We drove through the Pyrenees and across France to Spain following the mountain bends; the roads curving in alternate succession forming our path along the way and it almost seemed if the mountains alternated rather that the road ascending to the rise and fall of the pitch. And it was there I witnessed for the first time near Valencia these majestic mosaic fields of white rock and limestone where orange trees seem to grow in groves for miles and miles from right out of the white sands.
There were the olive trees too that covered every surface area defending the glistening inlets from the Mediterranean Sea with villages nestling in valleys pointing the way to the to Tarragona; one of the most ancient parts of southern Spain. We were heading to Barcelona, Cartagena then Madrid. Each a Roman City with visual evidence of remains even older than before recorded time and places that have been inhabited by humans for more two millennia.
The land is massive and diverse with incredible biodiversity and where everything survives from these limestone mountains. They hills are dotted with cave homes and castles forts every ten miles just to give you an idea of the scale of the countryside.
Driving beneath these ridges we had made our from Tarragona to Barcelona by sunset. Just an hour from Cartagena we could have been in Portugal or Morocco depending on our direction of our destination.
Destiny is the universal principle and the ultimate by which the order of things is presumably prescribed; the decreed cause of events and time.
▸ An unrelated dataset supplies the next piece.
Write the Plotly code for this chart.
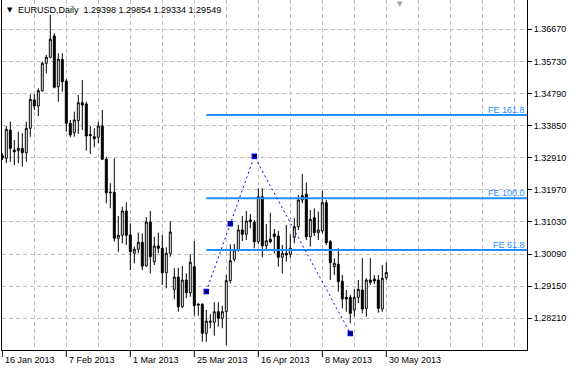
import plotly.graph_objects as go

# ---------------- data ----------------
symbol = "EURUSD,Daily"
opens = [1.32976, 1.32894, 1.33722, 1.33137, 1.33116, 1.33187, 1.33058, 1.33772, 1.34601, 1.34425,
         1.34873, 1.35675, 1.35851, 1.36474, 1.34990, 1.35792, 1.35157, 1.33919, 1.33643, 1.33995,
         1.34522, 1.34484, 1.33591, 1.33526, 1.33509, 1.33840, 1.32865, 1.31907, 1.31899, 1.30552,
         1.30640, 1.31351, 1.30649, 1.30113, 1.30230, 1.30435, 1.29741, 1.31029, 1.29867, 1.30327,
         1.30259, 1.29545, 1.30113, 1.29059, 1.29419, 1.28550, 1.29331, 1.28960, 1.29721, 1.28629,
         1.28620, 1.27771, 1.28093, 1.28093, 1.28403, 1.28210, 1.28403, 1.29311, 1.29937, 1.30210,
         1.30795, 1.30669, 1.31088, 1.31020, 1.30453, 1.31770, 1.30335, 1.30523, 1.30678, 1.30619,
         1.29996, 1.30113, 1.30084, 1.30581, 1.30892, 1.31673, 1.31840, 1.30599, 1.31155, 1.30716,
         1.30766, 1.31594, 1.30453, 1.29721, 1.29791, 1.29302, 1.28825, 1.28825, 1.28453, 1.28825,
         1.29039, 1.28503, 1.29331, 1.29361, 1.29331, 1.28482, 1.29398]
highs = [1.33049, 1.33840, 1.33965, 1.33430, 1.33673, 1.33626, 1.33965, 1.34768, 1.34768, 1.34943,
         1.35722, 1.35918, 1.37089, 1.36553, 1.35968, 1.35968, 1.35215, 1.34015, 1.34258, 1.34747,
         1.35186, 1.34551, 1.33840, 1.33772, 1.33965, 1.34308, 1.32941, 1.32162, 1.32894, 1.31205,
         1.31477, 1.31606, 1.30991, 1.30306, 1.30716, 1.30698, 1.31167, 1.31351, 1.30599, 1.30716,
         1.30649, 1.30289, 1.31058, 1.29674, 1.29691, 1.29741, 1.29527, 1.30084, 1.30473, 1.28649,
         1.28649, 1.28453, 1.28336, 1.28679, 1.28679, 1.28579, 1.29478, 1.30376, 1.30385, 1.30941,
         1.31205, 1.31351, 1.31263, 1.31088, 1.32016, 1.32016, 1.30971, 1.31301, 1.30824, 1.30766,
         1.30356, 1.30941, 1.30669, 1.31138, 1.31820, 1.32434, 1.32180, 1.31380, 1.31430, 1.31331,
         1.31945, 1.31673, 1.30502, 1.29967, 1.30259, 1.29478, 1.29039, 1.28892, 1.29059, 1.29331,
         1.29967, 1.29381, 1.29967, 1.29478, 1.29478, 1.29770, 1.29854]
lows = [1.32844, 1.32756, 1.32794, 1.32698, 1.32748, 1.32648, 1.32794, 1.33526, 1.34308, 1.34132,
        1.34844, 1.35382, 1.35821, 1.34943, 1.34551, 1.34844, 1.33673, 1.33509, 1.33526, 1.33605,
        1.33722, 1.33116, 1.33020, 1.33216, 1.33333, 1.32844, 1.31577, 1.31430, 1.30453, 1.30160,
        1.30406, 1.30356, 1.29624, 1.29820, 1.30113, 1.29624, 1.29721, 1.29527, 1.29770, 1.30113,
        1.29185, 1.29088, 1.30013, 1.28766, 1.28403, 1.28512, 1.28796, 1.28842, 1.28286, 1.28286,
        1.27525, 1.27525, 1.27917, 1.27701, 1.27964, 1.27917, 1.27429, 1.29235, 1.29867, 1.30160,
        1.30473, 1.30502, 1.30845, 1.30259, 1.30385, 1.29996, 1.30210, 1.30406, 1.30113, 1.29721,
        1.29527, 1.29867, 1.29967, 1.30406, 1.30795, 1.31577, 1.30502, 1.30306, 1.30619, 1.30502,
        1.30698, 1.30356, 1.29331, 1.29478, 1.28989, 1.28503, 1.28403, 1.28064, 1.28257, 1.28649,
        1.28356, 1.28257, 1.29185, 1.29214, 1.28374, 1.28403, 1.29334]
closes = [1.32903, 1.33743, 1.33187, 1.33087, 1.33187, 1.33058, 1.33772, 1.34621, 1.34425, 1.34873,
          1.35675, 1.35851, 1.36378, 1.34972, 1.35792, 1.35136, 1.33919, 1.33576, 1.34015, 1.34522,
          1.34454, 1.33547, 1.33561, 1.33468, 1.33840, 1.32865, 1.31887, 1.31887, 1.30552, 1.30640,
          1.31351, 1.30640, 1.30160, 1.30230, 1.30435, 1.29741, 1.31029, 1.30013, 1.30327, 1.30259,
          1.29545, 1.30113, 1.30736, 1.29419, 1.28550, 1.29331, 1.28960, 1.29849, 1.28579, 1.28599,
          1.27771, 1.28131, 1.28122, 1.28403, 1.28210, 1.28403, 1.29311, 1.29896, 1.30210, 1.30795,
          1.30669, 1.31058, 1.31038, 1.30453, 1.31770, 1.30327, 1.30482, 1.30453, 1.30599, 1.29996,
          1.30113, 1.30063, 1.30259, 1.30892, 1.31673, 1.31799, 1.30599, 1.31108, 1.30716, 1.30795,
          1.31594, 1.30423, 1.29838, 1.29820, 1.29282, 1.28775, 1.28775, 1.28356, 1.28825, 1.29059,
          1.28482, 1.29331, 1.29264, 1.29302, 1.28503, 1.29381, 1.29549]
bar_index = list(range(len(opens)))

date_tick_index = [0, 16, 32, 48, 64, 80, 96]
date_tick_labels = ["16 Jan 2013", "7 Feb 2013", "1 Mar 2013", "25 Mar 2013",
                    "16 Apr 2013", "8 May 2013", "30 May 2013"]
grid_index = list(range(0, 131, 8))
price_ticks = [1.28210, 1.29150, 1.30090, 1.31030, 1.31970,
               1.32910, 1.33850, 1.34790, 1.35730, 1.36670]

# Fibonacci expansion anchors (A, B, C) and levels
fe_index = [51, 63, 87]
fe_price = [1.28998, 1.32951, 1.27768]
fe_levels = [61.8, 100.0, 161.8]

# ---------------- layout geometry ----------------
W, H = 580, 371
ML, MR, MT, MB = 2, 53, 0, 21
PW, PH = W - ML - MR, H - MT - MB
x_range = [-0.075, 131.175]
y_range = [1.27282, 1.37528]

def px_x(px):
    return (px - ML) / PW

def px_y(py):
    return (H - MB - py) / PH

FONT = "Liberation Sans, Arial, sans-serif"
FE_COLOR = "#1E90FF"

fig = go.Figure()

fig.add_trace(go.Candlestick(
    x=bar_index, open=opens, high=highs, low=lows, close=closes,
    increasing=dict(line=dict(color="black", width=1), fillcolor="white"),
    decreasing=dict(line=dict(color="black", width=1), fillcolor="black"),
    whiskerwidth=0, showlegend=False, hoverinfo="skip",
))

# FE levels
A, B, C = fe_price
shapes = []
annotations = []
for lvl in fe_levels:
    price = C + (B - A) * lvl / 100.0
    fig.add_trace(go.Scatter(
        x=[fe_index[0], x_range[1]], y=[price, price], mode="lines",
        line=dict(color=FE_COLOR, width=2), showlegend=False, hoverinfo="skip",
        cliponaxis=True))
    annotations.append(dict(
        x=1, xref="paper", y=price, yref="y", xanchor="right", yanchor="bottom",
        xshift=-1, yshift=-1, text="FE %.1f" % lvl, showarrow=False,
        font=dict(family=FONT, size=9, color=FE_COLOR), borderpad=0))

# dotted pattern lines A-B-C
fig.add_trace(go.Scatter(
    x=fe_index, y=fe_price, mode="lines",
    line=dict(color="#0000FF", width=1, dash="2px,3px"),
    showlegend=False, hoverinfo="skip"))
mid_x = (fe_index[0] + fe_index[1]) / 2
mid_y = (fe_price[0] + fe_price[1]) / 2
fig.add_trace(go.Scatter(
    x=[fe_index[0], mid_x, fe_index[1], fe_index[2]],
    y=[fe_price[0], mid_y, fe_price[1], fe_price[2]],
    mode="markers",
    marker=dict(symbol="square", size=4, color="#000000",
                line=dict(color="#0000FF", width=1.5)),
    showlegend=False, hoverinfo="skip"))

# date label ticks and labels
for idx, lab in zip(date_tick_index, date_tick_labels):
    shapes.append(dict(type="line", xref="x", yref="paper", x0=idx, x1=idx,
                       y0=0, y1=px_y(357), line=dict(color="black", width=1)))
    annotations.append(dict(x=idx, xref="x", y=px_y(360), yref="paper",
                            xanchor="left", yanchor="middle", xshift=1,
                            text=lab, showarrow=False,
                            font=dict(family=FONT, size=9, color="black")))

# header
header = "%s\u00a0\u00a0%.5f %.5f %.5f %.5f" % (symbol, opens[-1], highs[-1], lows[-1], closes[-1])
annotations.append(dict(x=px_x(5), xref="paper", y=px_y(10), yref="paper",
                        xanchor="left", yanchor="middle", text="\u25BC", showarrow=False,
                        font=dict(family="DejaVu Sans", size=7, color="black")))
annotations.append(dict(x=px_x(16), xref="paper", y=px_y(10), yref="paper",
                        xanchor="left", yanchor="middle", text=header, showarrow=False,
                        font=dict(family=FONT, size=9, color="black")))
# chart shift marker
annotations.append(dict(x=px_x(400), xref="paper", y=px_y(4), yref="paper",
                        xanchor="center", yanchor="middle", text="\u25BC", showarrow=False,
                        font=dict(family="DejaVu Sans", size=7, color="#A0A0A0")))

fig.update_layout(
    width=W, height=H,
    margin=dict(l=ML, r=MR, t=MT, b=MB, pad=0),
    paper_bgcolor="white", plot_bgcolor="white",
    showlegend=False,
    shapes=shapes, annotations=annotations,
    font=dict(family=FONT, size=9, color="black"),
    xaxis=dict(range=x_range, rangeslider=dict(visible=False),
               tickmode="array", tickvals=grid_index, showticklabels=False, ticks="",
               showgrid=True, gridcolor="#C0C0C0", griddash="4px,3px", gridwidth=1,
               zeroline=False, showline=True, linecolor="black", linewidth=1, mirror=True),
    yaxis=dict(range=y_range, side="right", tickmode="array", tickvals=price_ticks,
               ticktext=["%.5f" % v for v in price_ticks],
               ticks="outside", ticklen=4, tickcolor="black", tickwidth=1,
               tickfont=dict(family=FONT, size=9, color="black"),
               showgrid=True, gridcolor="#C0C0C0", griddash="4px,3px", gridwidth=1,
               zeroline=False, showline=True, linecolor="black", linewidth=1, mirror=True),
)

fig.write_html("out.html")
These are the Argons and maybe if these mountains had eyes, they would wake to find us standing in admiration of them. I can feel them and it is as if they could breathe life into me like the wind upon the earth’s shore. These Argon Mountains have seen untold sunrises with the many who have longed to conquer; not to forget the Crusaders who passed through here when they came only to thunder praise standing reverent and so silent.
We were in these mountains in January near Valencia. We had just left Barcelona and on our way to Catalonia. It is close to Morocco was just thinking of the Moors and who fought and failed to take possession of this lands. When I look at them the land seems almost impenetrable for those who might have attempted to enter with the idea of conquering. There are just too many hilltop castles and fortresses along the way to the East, North, and South and beyond.
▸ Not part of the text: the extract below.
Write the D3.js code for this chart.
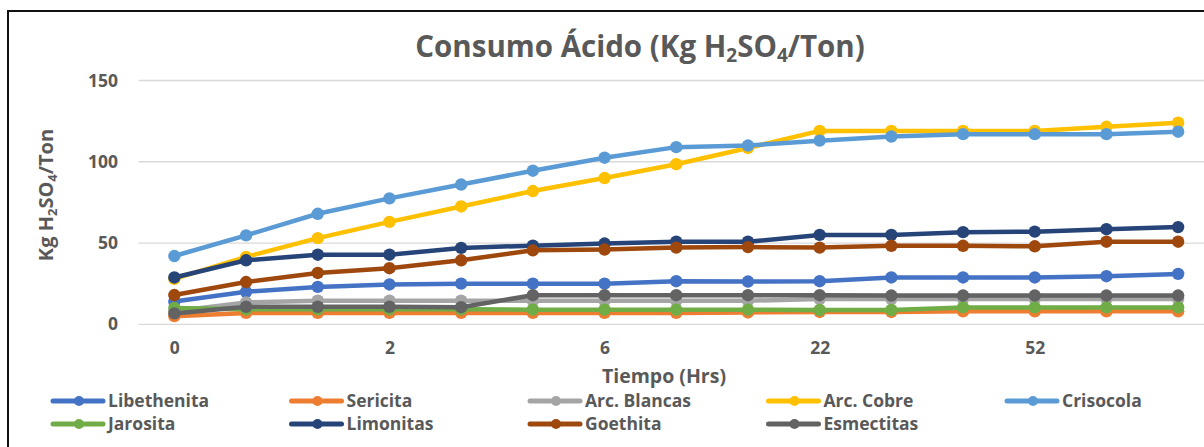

They left traces of history and probably built for protection from the Moors. It’s there in these mountains where I can almost feel the traces of destiny that they left behind. And it was here where I see proof that destiny is part of the life’s journey; and I know it does not come about without some tension and maybe we’re are not always supposed to know how things will be or turn out, but perhaps we were just lead hear by Faith. I don’t know for sure, but I think the mountain is in us; and maybe its just a part of the daily climb; where it continues to kindle my every enthusiasm, making my every nerve quiver, filling every pore and cell of me.